Three years after MB's promise, still no quality of life index

Posted on : 2012-08-30 16:07 KST Modified on : 2019-10-19 20:29 KST
President fails to come through on pledge to devise effective measurement of quality of life

By Choi Hyun-june, staff reporter

On Independence Day three years ago, President Lee Myung-bak said, “I will create a new livelihood index for ordinary people based on five areas: income, employment, education, housing and safety”.

It is now clear that those were empty promises and they weren’t the only claims made by Lee. “I will take care of our people’s happiness by developing an index that will measure their quality of life,” he declared on October 27, 2009 at the OECD World Forum in Busan. The president referred to the “People’s Happiness Index” and the “People’s Livelihood Index.”

The Prime Minister’s Office established a team to oversee work towards these ideals following the president’s pledge in August 2009. The team pursued the development of a new index in the areas that the president talked about, but after making little to no progress, it dissolved at the end of 2010.

There was no end result and nothing reported in between. A Blue House official said, “The responsibilities for making indexes is divided up among the different ministries. We tried to have the Prime Minister’s Office (PMO) oversee the entire project but nothing came out of it.” An officer at the PMO confided that indeed, there was no outcome and the project had to be aborted.

As a follow up to the president’s declaration, the government at the time announced the “People’s Livelihood Index”, five major indicators that would measure not just statistics, but quality of life. There were to be the GINI coefficient (which measures inequality), the employment rate, spending on private education, housing cost as per income, and occurrence of violent crime as a measure of safety).

There has also be no visible progress towards the “People’s Happiness Index”. The scheme is being pursued as a long-term project and thus it will be hard to see any outcome within the next 3 to 4 years. A government officer involved in the project said, “Quality of living is such a subjective matter that it is very difficult to measure. The president may have been a bit hasty in declaring such a project.”

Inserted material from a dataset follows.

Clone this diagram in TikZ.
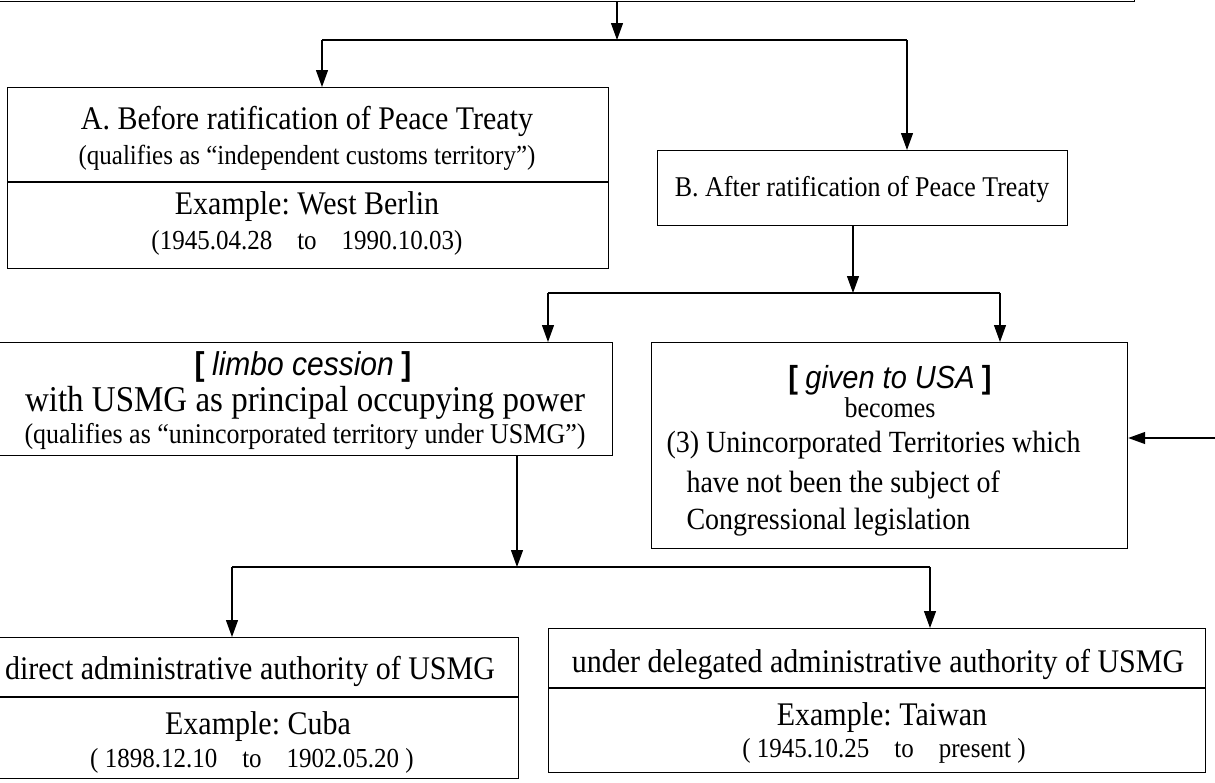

In order to measure the quality of life, a number of pointers must be present which are able to subjectively measure levels of satisfaction. However, the domestic situation will make it difficult to assess subjective indexes, especially since various economic and social indicators close to the livelihood of the people are so low, observers inside and outside the government said.

The Hankyoreh conducted its own survey on the five indexes related to the lives of ordinary people, similar to what the president put forward. The results seemed to show that the lives of the people have not improved much. The employment rate dropped from 59.8% in 2007 to 59.1% in 2011. House prices jumped: in 2007 prospective buyers saved for an average of five years to buy a house, but in 2011 it took 5.88 years.

The number of violent crimes per 100 thousand people rose from 33 in 2007 to 53 in 2011. The only indicator that improved was the GINI coefficient, which in 2007 was 0.312 and improved to 0.311 in 2011 (a lower number signifies a more equal distribution of income).

Yonsei University professor of sociology Han Joon, who has worked with Korea Statistics, to measure the quality of life said that putting together such an index is a good means for the government to communicate and interact with people. However, because it is an area that is both comprehensive and abstract, “it must be prepared thoroughly and carried out efficiently with plenty of time.”